Arnolphe a recueilli à l'âge de quatre ans la petite Agnès abandonnée. Il va en faire une épouse à sa main, sans les travers qu'il attribue d'habitude aux femmes. Il construit son univers de mâle craintif de la supériorité et de l'arrogance qu'il prête au beau sexe en apprenant à Agnès à être idiote, tenue à l'écart du monde. MOLIÈRE procède à un minutieux examen des arguments les plus fallacieux et de leurs contraires.

Magie et amour

Mais voilà, l'amour va se mêler de la partie et faire du cynique Arnolphe un personnage poignant et tendre, dès qu'il sait que tout va lui échapper, la jeunesse et la beauté de son aimée, rattrapé par la réalité.

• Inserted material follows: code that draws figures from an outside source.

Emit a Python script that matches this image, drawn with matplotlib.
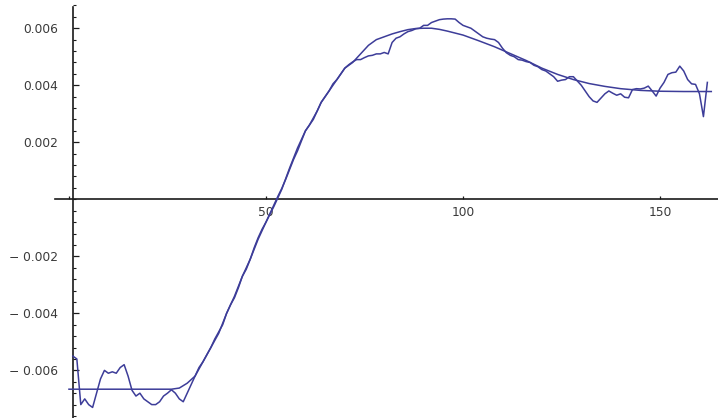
"""
Measured signal against its fitted response curve, drawn in a plain
axes-through-origin style.
"""
import matplotlib
matplotlib.use("Agg")
import matplotlib.pyplot as plt
import numpy as np
from matplotlib.ticker import FixedLocator, MultipleLocator

LINE_COLOR = "#3d3d99"
AXIS_COLOR = "#1a1a1a"
LABEL_COLOR = "#3a3a3a"

# measured samples, one per index starting at 1
signal = [
    -0.0055, -0.0056, -0.0072, -0.0070, -0.0072, -0.0073, -0.0068, -0.0063, -0.0060, -0.0061,
    -0.00605, -0.0061, -0.0059, -0.0058, -0.0062, -0.0067, -0.0069, -0.0068, -0.0070, -0.0071,
    -0.0072, -0.0072, -0.0071, -0.0069, -0.0068, -0.00668, -0.0068, -0.0070, -0.0071, -0.0068,
    -0.0065, -0.0062, -0.0059, -0.0057, -0.00545, -0.0052, -0.0049, -0.00465, -0.0044, -0.0040,
    -0.0037, -0.00345, -0.0031, -0.0027, -0.00245, -0.0021, -0.0017, -0.00135, -0.00105, -0.0008,
    -0.0005, -0.0002, 0.0001, 0.00038, 0.0007, 0.00105, 0.0014, 0.0017, 0.00205, 0.0024,
    0.0026, 0.00285, 0.0031, 0.0034, 0.0036, 0.0038, 0.00405, 0.0042, 0.0044, 0.0046,
    0.00472, 0.00482, 0.0049, 0.0049, 0.00497, 0.00503, 0.00505, 0.0051, 0.0051, 0.00515,
    0.0051, 0.0055, 0.00565, 0.0057, 0.0058, 0.00588, 0.00592, 0.00598, 0.0060, 0.0061,
    0.0061, 0.0062, 0.00625, 0.0063, 0.00632, 0.00633, 0.00633, 0.00632, 0.0062, 0.0061,
    0.00605, 0.0060, 0.0059, 0.0058, 0.0057, 0.00565, 0.00562, 0.0056, 0.0055, 0.0053,
    0.00514, 0.00505, 0.0050, 0.0049, 0.00488, 0.00483, 0.0048, 0.0047, 0.00465, 0.00455,
    0.0045, 0.0044, 0.0043, 0.00414, 0.00418, 0.0042, 0.0043, 0.0043, 0.00415, 0.0040,
    0.0038, 0.0036, 0.00345, 0.0034, 0.00355, 0.0037, 0.0038, 0.00372, 0.00365, 0.0037,
    0.00358, 0.00356, 0.00385, 0.00388, 0.00387, 0.0039, 0.00397, 0.0038, 0.00362, 0.0039,
    0.0041, 0.00438, 0.00444, 0.00446, 0.00467, 0.0045, 0.0042, 0.00405, 0.00403, 0.0037,
    0.0029, 0.0041,
]

# fitted model curve
fit_x = [0, 26, 28, 30, 32, 34, 36, 38, 40, 42, 44, 46, 48, 50, 52, 54, 56, 58, 60, 62,
         64, 66, 68, 70, 72, 74, 76, 78, 80, 82, 84, 86, 88, 90, 92, 94, 96, 98, 100,
         104, 108, 112, 116, 120, 124, 128, 132, 136, 140, 145, 150, 156, 163]
fit_y = [-0.00666, -0.00666, -0.00662, -0.00645, -0.0062, -0.0057, -0.0052, -0.0047, -0.0040,
         -0.0034, -0.0027, -0.0021, -0.0014, -0.0008, -0.00025, 0.00035, 0.0011, 0.0018,
         0.0024, 0.0028, 0.0034, 0.0038, 0.0042, 0.0046, 0.0048, 0.0051, 0.0054, 0.0056,
         0.0057, 0.0058, 0.00588, 0.00595, 0.00599, 0.0060, 0.0060, 0.00596, 0.0059, 0.00583,
         0.00576, 0.00556, 0.00535, 0.00511, 0.00487, 0.0046, 0.00438, 0.0042, 0.00406,
         0.00396, 0.00388, 0.00382, 0.00379, 0.00378, 0.00378]

x_ticks = [0, 50, 100, 150]
x_tick_labels = ["", "50", "100", "150"]
y_ticks = [-0.006, -0.004, -0.002, 0.002, 0.004, 0.006]
y_tick_labels = ["\u2212 0.006", "\u2212 0.004", "\u2212 0.002", "0.002", "0.004", "0.006"]


def run():
    plt.rcParams["font.family"] = ["DejaVu Sans"]
    fig = plt.figure(figsize=(7.18, 4.18), dpi=100)
    ax = fig.add_axes([0, 0, 1, 1])
    ax.patch.set_visible(False)

    x_signal = np.arange(1, len(signal) + 1)
    ax.plot(x_signal, signal, color=LINE_COLOR, lw=1.1, zorder=3)
    ax.plot(fit_x, fit_y, color=LINE_COLOR, lw=1.1, zorder=3)

    ax.set_xlim(-17.5, 164.7)
    ax.set_ylim(-0.00767, 0.00699)

    # axes cross at (1, 0)
    for side in ("top", "right"):
        ax.spines[side].set_visible(False)
    ax.spines["left"].set_position(("data", 1))
    ax.spines["bottom"].set_position(("data", 0))
    ax.spines["left"].set_bounds(-0.0077, 0.00675)
    ax.spines["bottom"].set_bounds(-3.5, 164.7)
    for side in ("left", "bottom"):
        ax.spines[side].set_color(AXIS_COLOR)
        ax.spines[side].set_linewidth(1.2)
        ax.spines[side].set_zorder(2)

    ax.xaxis.set_major_locator(FixedLocator(x_ticks))
    ax.set_xticklabels(x_tick_labels)
    ax.yaxis.set_major_locator(FixedLocator(y_ticks))
    ax.set_yticklabels(y_tick_labels)
    ax.yaxis.set_minor_locator(MultipleLocator(0.0004))

    ax.tick_params(axis="x", which="major", direction="in", length=2.4, width=0.9,
                   color=AXIS_COLOR, labelsize=8.8, labelcolor=LABEL_COLOR, pad=4.5)
    ax.tick_params(axis="y", which="major", direction="in", length=4.2, width=0.9,
                   color=AXIS_COLOR, labelsize=8.8, labelcolor=LABEL_COLOR, pad=10.8)
    ax.tick_params(axis="y", which="minor", direction="in", length=2.4, width=0.8,
                   color=AXIS_COLOR)

    fig.savefig("out.png", dpi=100)
    plt.close(fig)


if __name__ == "__main__":
    run()
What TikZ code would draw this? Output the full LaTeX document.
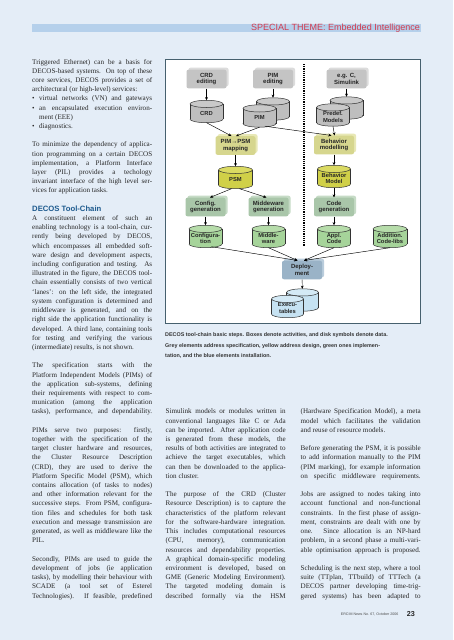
\documentclass[tikz,border=0pt]{standalone}
\usepackage{fontspec}
\setmainfont{Liberation Serif}
\setsansfont{Liberation Sans}
\usetikzlibrary{arrows.meta,calc}
\definecolor{pagebg}{HTML}{E4EDF7}
\definecolor{hdrbar}{HTML}{B5D0EB}
\definecolor{hdrred}{HTML}{D23A4E}
\definecolor{headblue}{HTML}{1D5A8E}
\definecolor{txt}{HTML}{262626}
\definecolor{framec}{HTML}{46606E}
\definecolor{greyF}{HTML}{C4C4C4}\definecolor{greyB}{HTML}{DCDCDC}
\definecolor{yelF}{HTML}{D6D68E}\definecolor{yelB}{HTML}{E8E8B6}
\definecolor{grnF}{HTML}{A9C6A9}\definecolor{grnB}{HTML}{C6DBC6}
\definecolor{bluF}{HTML}{9AB3C7}\definecolor{bluB}{HTML}{BACDDC}
\definecolor{greyC}{HTML}{BEBEBE}\definecolor{greyT}{HTML}{C9C9C9}
\definecolor{yelC}{HTML}{D0D048}\definecolor{yelT}{HTML}{DADA62}
\definecolor{grnC}{HTML}{A6D49A}\definecolor{grnT}{HTML}{B6DCAA}
\definecolor{bluC}{HTML}{C6E2F2}\definecolor{bluT}{HTML}{D4EAF6}
\tikzset{
 actf/.style={rounded corners=2pt, minimum width=40pt, minimum height=18.6pt, inner sep=0, align=center,
   font=\sffamily\bfseries\fontsize{6}{6.8}\selectfont, text=black!85},
 actb/.style={rounded corners=2pt, minimum width=40pt, minimum height=18.6pt, inner sep=0},
 arr/.style={-{Stealth[length=3.2pt,width=2.8pt]}, line width=0.45pt, draw=black},
 cyltxt/.style={font=\sffamily\bfseries\fontsize{5.8}{6.6}\selectfont, align=center, inner sep=0, text=black!85},
 cylline/.style={draw=black!80, line width=0.5pt},
 colnode/.style={anchor=base west, inner sep=0, text=txt, font=\fontsize{7.1}{9.207}\selectfont},
}
% activity box: name, x, y, front colour, back colour, text
\newcommand\actbox[6]{%
 \node[actb, fill=#5] at ($(#2,#3)+(2pt,2pt)$) {};
 \node[actf, fill=#4] (#1) at (#2,#3) {#6};}
% cylinder: name, x, y, width, body colour, top colour, text
\newcommand\dcyl[7]{%
 \node[minimum width=#4pt, minimum height=22pt, inner sep=0, draw=none] (#1) at (#2,#3) {};
 \fill[#5] ($(#1.north west)+(0,-3.6pt)$) rectangle ($(#1.south east)+(0,3.6pt)$);
 \fill[#5] ($(#1.south)+(0,3.6pt)$) ellipse[x radius=#4pt/2, y radius=3.6pt];
 \draw[cylline] ($(#1.north west)+(0,-3.6pt)$) -- ($(#1.south west)+(0,3.6pt)$);
 \draw[cylline] ($(#1.north east)+(0,-3.6pt)$) -- ($(#1.south east)+(0,3.6pt)$);
 \begin{scope}
  \clip ($(#1.south west)+(-1pt,3.6pt)$) rectangle ($(#1.south east)+(1pt,-1pt)$);
  \draw[cylline] ($(#1.south)+(0,3.6pt)$) ellipse[x radius=#4pt/2, y radius=3.6pt];
 \end{scope}
 \draw[cylline, fill=#6] ($(#1.north)+(0,-3.6pt)$) ellipse[x radius=#4pt/2, y radius=3.6pt];
 \node[cyltxt] at ($(#1.center)+(0,-1.8pt)$) {#7};}
\newcommand\J[1]{\hbox to\hsize{#1}}
\newcommand\N[1]{\hbox{#1}}
\newcommand\E{\hbox{}}
\newcommand\bul{\hbox to 7pt{•\hss}}
\begin{document}
\begin{tikzpicture}[x=1pt,y=-1pt]
\useasboundingbox (0,0) rectangle (453,640);
\fill[pagebg] (0,0) rectangle (453,640);
% header
\fill[hdrbar] (32,24.3) rectangle (420.7,32);
\node[anchor=east, inner sep=0, font=\sffamily\fontsize{9}{10}\selectfont, text=hdrred] (hdr) at (420,28.3) {SPECIAL THEME: Embedded Intelligence};
% left column
\node[colnode] (colA) at (32,64) {\vtop{\hsize=120pt \lineskiplimit=-20pt \baselineskip=9.207pt
\J{Triggered Ethernet) can be a basis for}
\J{DECOS-based systems. On top of these}
\J{core services, DECOS provides a set of}
\N{architectural (or high-level) services:}
\J{\bul virtual networks (VN) and gateways}
\J{\bul an encapsulated execution environ-}
\N{\hspace*{7pt}ment (EEE)}
\N{\bul diagnostics.}
\E
\J{To minimize the dependency of applica-}
\J{tion programming on a certain DECOS}
\J{implementation, a Platform Interface}
\J{layer (PIL) provides a techology}
\J{invariant interface of the high level ser-}
\N{vices for application tasks.}
\E
\N{\sffamily\bfseries\fontsize{7.7}{9}\selectfont\color{headblue}DECOS Tool-Chain}
\J{A constituent element of such an}
\J{enabling technology is a tool-chain, cur-}
\J{rently being developed by DECOS,}
\J{which encompasses all embedded soft-}
\J{ware design and development aspects,}
\J{including configuration and testing. As}
\J{illustrated in the figure, the DECOS tool-}
\J{chain essentially consists of two vertical}
\J{`lanes': on the left side, the integrated}
\J{system configuration is determined and}
\J{middleware is generated, and on the}
\J{right side the application functionality is}
\J{developed. A third lane, containing tools}
\J{for testing and verifying the various}
\N{(intermediate) results, is not shown.}
\E
\J{The specification starts with the}
\J{Platform Independent Models (PIMs) of}
\J{the application sub-systems, defining}
\J{their requirements with respect to com-}
\J{munication (among the application}
\J{tasks), performance, and dependability.}
\E
\J{PIMs serve two purposes: firstly,}
\J{together with the specification of the}
\J{target cluster hardware and resources,}
\J{the Cluster Resource Description}
\J{(CRD), they are used to derive the}
\J{Platform Specific Model (PSM), which}
\J{contains allocation (of tasks to nodes)}
\J{and other information relevant for the}
\J{successive steps. From PSM, configura-}
\J{tion files and schedules for both task}
\J{execution and message transmission are}
\J{generated, as well as middleware like the}
\N{PIL.}
\E
\J{Secondly, PIMs are used to guide the}
\J{development of jobs (ie application}
\J{tasks), by modelling their behaviour with}
\J{SCADE (a tool set of Esterel}
\J{Technologies). If feasible, predefined}
}};
% middle column
\node[colnode] (colB) at (165.5,413.9) {\vtop{\hsize=120pt \lineskiplimit=-20pt \baselineskip=9.207pt
\J{Simulink models or modules written in}
\J{conventional languages like C or Ada}
\J{can be imported. After application code}
\J{is generated from these models, the}
\J{results of both activities are integrated to}
\J{achieve the target executables, which}
\J{can then be downloaded to the applica-}
\N{tion cluster.}
\E
\J{The purpose of the CRD (Cluster}
\J{Resource Description) is to capture the}
\J{characteristics of the platform relevant}
\J{for the software-hardware integration.}
\J{This includes computational resources}
\J{(CPU, memory), communication}
\J{resources and dependability properties.}
\J{A graphical domain-specific modeling}
\J{environment is developed, based on}
\J{GME (Generic Modeling Environment).}
\J{The targeted modeling domain is}
\J{described formally via the HSM}
}};
% right column
\node[colnode] (colC) at (300.5,413.9) {\vtop{\hsize=120pt \lineskiplimit=-20pt \baselineskip=9.207pt
\J{(Hardware Specification Model), a meta}
\J{model which facilitates the validation}
\N{and reuse of resource models.}
\E
\J{Before generating the PSM, it is possible}
\J{to add information manually to the PIM}
\J{(PIM marking), for example information}
\J{on specific middleware requirements.}
\E
\J{Jobs are assigned to nodes taking into}
\J{account functional and non-functional}
\J{constraints. In the first phase of assign-}
\J{ment, constraints are dealt with one by}
\J{one. Since allocation is an NP-hard}
\J{problem, in a second phase a multi-vari-}
\J{able optimisation approach is proposed.}
\E
\J{Scheduling is the next step, where a tool}
\J{suite (TTplan, TTbuild) of TTTech (a}
\J{DECOS partner developing time-trig-}
\J{gered systems) has been adapted to}
}};
% caption
\node[anchor=base west, inner sep=0, text=black!80, font=\sffamily\bfseries\fontsize{5.4}{10.5}\selectfont] (cap) at (165,336.8)
 {\vtop{\hsize=260pt \lineskiplimit=-20pt \baselineskip=10.5pt
 \N{DECOS tool-chain basic steps. Boxes denote activities, and disk symbols denote data.}
 \N{Grey elements address specification, yellow address design, green ones implemen-}
 \N{tation, and the blue elements installation.}}};
% footer
\node[anchor=base east, inner sep=0, font=\sffamily\fontsize{3.6}{4}\selectfont, text=black!70] (foot) at (398.5,615.5) {ERCIM News No. 67, October 2006};
\node[anchor=base east, inner sep=0, font=\sffamily\bfseries\fontsize{7.2}{8}\selectfont, text=black!85] (pg) at (415,616.5) {23};
% figure frame
\draw[framec, line width=0.8pt, fill=white] (165,59) rectangle (420,323);
% dotted lane separator
\coordinate (dotT) at (304,64);
\coordinate (dotB) at (304,246);
\draw[line width=1.3pt, dash pattern=on 1.1pt off 1.1pt] (dotT) -- (dotB);
% activities
\actbox{crdE}{206.5}{79}{greyF}{greyB}{CRD\\editing}
\actbox{pimE}{273}{79}{greyF}{greyB}{PIM\\editing}
\actbox{cE}{346.5}{79}{greyF}{greyB}{e.g. C,\\Simulink}
\actbox{map}{235.5}{145.5}{yelF}{yelB}{PIM→PSM\\mapping}
\actbox{beh}{334}{145}{yelF}{yelB}{Behavior\\modelling}
\actbox{cfgG}{205.5}{207}{grnF}{grnB}{Config.\\generation}
\actbox{mwG}{268.5}{207}{grnF}{grnB}{Middeware\\generation}
\actbox{codeG}{334}{207}{grnF}{grnB}{Code\\generation}
\actbox{dep}{302}{270}{bluF}{bluB}{Deploy-\\ment}
% data
\dcyl{crd}{206.5}{111.5}{33}{greyC}{greyT}{CRD}
\dcyl{pimB}{273}{109}{33}{greyC}{greyT}{}
\dcyl{pim}{259.5}{116}{33}{greyC}{greyT}{PIM}
\dcyl{preB}{346.5}{108}{33}{greyC}{greyT}{}
\dcyl{pre}{333}{115}{33}{greyC}{greyT}{Predef.\\Models}
\dcyl{psm}{235.5}{177.5}{34}{yelC}{yelT}{PSM}
\dcyl{bm}{334}{176.5}{33}{yelC}{yelT}{Behavior\\Model}
\dcyl{conf}{205.5}{236.5}{33}{grnC}{grnT}{Configura-\\tion}
\dcyl{mw}{268.5}{236.5}{33}{grnC}{grnT}{Middle-\\ware}
\dcyl{appl}{334}{236.5}{33}{grnC}{grnT}{Appl.\\Code}
\dcyl{addl}{390}{236.5}{34}{grnC}{grnT}{Addition.\\Code-libs}
\dcyl{exeB}{302.5}{300}{32}{bluC}{bluT}{}
\dcyl{exe}{287.5}{306.5}{32}{bluC}{bluT}{Execu-\\tables}
% connectors
\draw[arr] (crdE) -- (crd);
\draw[arr] (pimE) -- (pimB);
\draw[arr] (cE) -- (preB);
\draw[arr] (crd.south) -- ($(map.north)+(-4pt,0)$);
\draw[arr] (pim.south) -- ($(map.north)+(0.5pt,0)$);
\draw[arr] ($(pim.south)+(5.5pt,1pt)$) -- ($(beh.north)+(-2.5pt,0)$);
\draw[arr] (pre.south) -- ($(beh.north)+(0.5pt,0)$);
\draw[arr] (map) -- (psm);
\draw[arr] (beh) -- (bm);
\draw[arr] ($(psm.south)+(-4pt,0)$) -- ($(cfgG.north)+(4.5pt,0)$);
\draw[arr] ($(psm.south)+(4pt,0)$) -- ($(mwG.north)+(-2pt,0)$);
\draw[arr] (bm) -- (codeG);
\draw[arr] (cfgG) -- (conf);
\draw[arr] (mwG) -- (mw);
\draw[arr] (codeG) -- (appl);
\draw[arr] ($(conf.south)+(6pt,1pt)$) -- ($(dep.north)+(-4.5pt,0)$);
\draw[arr] (mw.south) -- ($(dep.north)+(-4.5pt,0)$);
\draw[arr] (appl.south) -- ($(dep.north)+(2pt,0)$);
\draw[arr] (addl.south) -- ($(dep.north)+(2pt,0)$);
\draw[arr] (dep) -- (exeB);
\end{tikzpicture}
\end{document}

L'interprétation fait jaillir la joie du jeu. Le choix de diction développé depuis plusieurs spectacles par ÉRIC VIGNER atteint ici son apogée. Chaque mot pèse le poids de son sens, et du coup, comme l'exprime la comédienne Catherine Samie, les comédiens, tous magnifiques, sortent d'eux-mêmes de quoi faire exister au-delà des mots des personnages pour un instant incarnés, mais avec l'existence particulière que procure le théâtre. À la fois authentiques et fictifs.

La réalisation de ce superbe spectacle tient de la magie et de l'amour. Magie du génie d'un auteur et du talent d'une équipe, amour qui extirpe dans la beauté l'espérance, les rires et les pleurs, amour du métier d'acteur qui élève ceux qui le connaissent, amour dans le regard d'un metteur en scène qui voue son existence à composer les images les plus poétiques qu'il imagine, amour du public et de son humanité profonde sans qui tout cela n'a ni sens ni valeur.

La force de l'essentiel

ÉRIC VIGNER et la Comédie-Française ont servi avec grâce la densité d'une pièce qui permet sans cesse d'ouvrir de nouvelles perspectives, d'aller à l'essentiel, de déshabiller de tout ce qui ne sert pas le fond de l'âme.

Curieux que cette École des femmes ait pu irriter une certaine frange parisienne, peut-être frustrée qu'on ne lui présente pas un divertissement clef de l'image en main. Le public lorientais, lui, n'en est pas à la découverte d'une diction qui laisse libre la musique du texte et la compréhension qu'on en a.

En théâtre, comme ailleurs, la ville aux cinq ports n'a que le choix l'audace, et elle bien de la chance.